Diesel Technician

America depends on diesel-powered trucks and buses. In this fast-growing field, you'll help keep these and anything with a diesel engine up and running with inspections, maintenance and repairs.


$32,519 - $56,417

While you may be able to learn on the job after high school, most employers now look for graduates of training programs in diesel engine repair. Getting an industry certification may also help you stand out.

You'll need to know engines, transmissions, braking mechanisms, and other complex systems in order to identify mechanical and electronic problems, make repairs, and offer a proper maintenance strategy. Attention to detail and physical strength are necessary to get the job done. Good listening and communication skills are also important when working with customers. Some shops require a commercial driver's license (CDL) to test-drive buses and large trucks.

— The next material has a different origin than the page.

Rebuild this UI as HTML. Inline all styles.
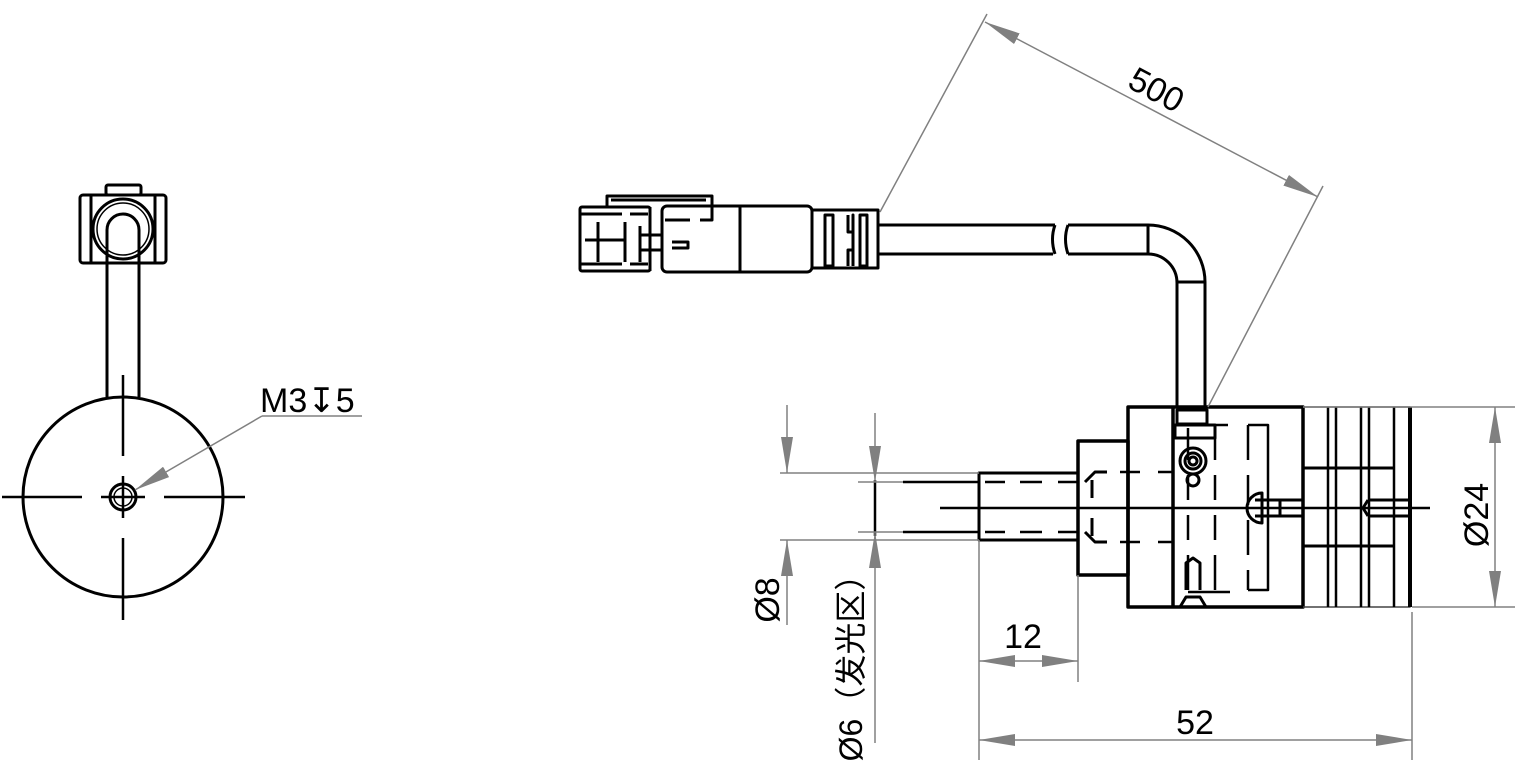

At this stage of your career you'll have mastered basic tasks such as cleaning parts, checking fluid levels, and driving vehicles in and out of the shop. You may want to get certified in specific repair areas, such as drivetrains, electronic systems, and preventative maintenance and inspection.

After five years, you can expect to be considered a journey-level diesel technician and take on tasks with more complexity, such as vehicle diagnostics. To remain certified, diesel technicians must pass a recertification exam every 5 years.

Over the course of your career you'll be expected to keep up with new techniques and equipment. Employers often send experienced technicians to special training classes conducted by manufacturers and vendors to learn about the latest diesel technology.